Thursday, July 4, 2019

Independencia

Happy Independence Day to all of the faithful readers who call the United States their homeland. For those of you who live in the United States while trying to follow Jesus Christ, I wish you grace and good luck as you strive to bring about a conversion of our country to a way of life centered more in the reign of God than in the reign of Caesar. Let us consider anew how to renounce our power, our possessions, our prestige, and our pride so that the poor may truly be blessed. I write these words with a nod to our dear departed Capuchin Fr. Michael Crosby, a true “patriot” of the reign of God and one of the finest religious brothers in Jesus and Francis I ever had the privilege to know. I am re-reading his book Spirituality of the Beatitudes: Matthew’s Challenge for First World Christians, and it both grounds me and challenges me … dares me, even, to be the friar and disciple people think that I am. 
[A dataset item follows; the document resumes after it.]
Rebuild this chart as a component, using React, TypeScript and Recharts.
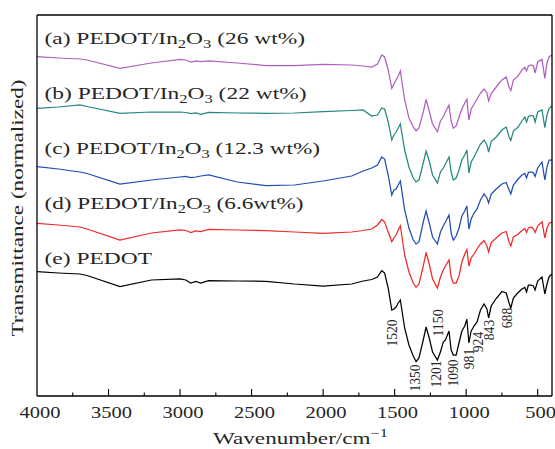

But I have not felt too daring lately. Physically, I do not feel up to anything daring at this moment. All through Wednesday afternoon and evening and night I had chills in the body and general weakness, plus a bowel malfunction or two. And I had a terrible, terrible night of sleeplessness. I went to bed at nine o’clock and slept soundly until about midnight. Then for the next six and a half hours I lay half-awake, half-asleep, not knowing whether I was dreaming or not. But the dreams, whenever they came and however long they stayed, were weird and repetitive and thoroughly unpleasant. I rose at six-thirty feeling stiff and sore. And when I got to Maryknoll I realized how unrested I was. Oh, how long this morning was! It felt like the night was still with me. Classes felt interminable. If I thought I felt empty and brain-tired yesterday, that was nothing compared to today. Never have I been more listless in classes than I was today. No fight at all in me. 

Was it a 24-hour virus? The eclipse? The new moon? All of these things? None of them? I don’t know. I just want my energy back. I just want the fighting spirit to return to me. I want the strength to love those God sends me to love. Maybe my body is telling me it wants to go “home” to a place where it wants to resume the holy struggle. But after nearly five months in Bolivia, it does not want to struggle here anymore. Well, my soul shall overrule my body for a little while longer, about five fat weeks longer. No, body; we shall remain here until the end, like it or not. After all, someone has to remain to taunt and tease Carmelo!

All right. Off to an early evening meal, adoration of the Blessed Sacrament, Eucharist, and to try one of the apple pies Brother Scott is baking for the brothers.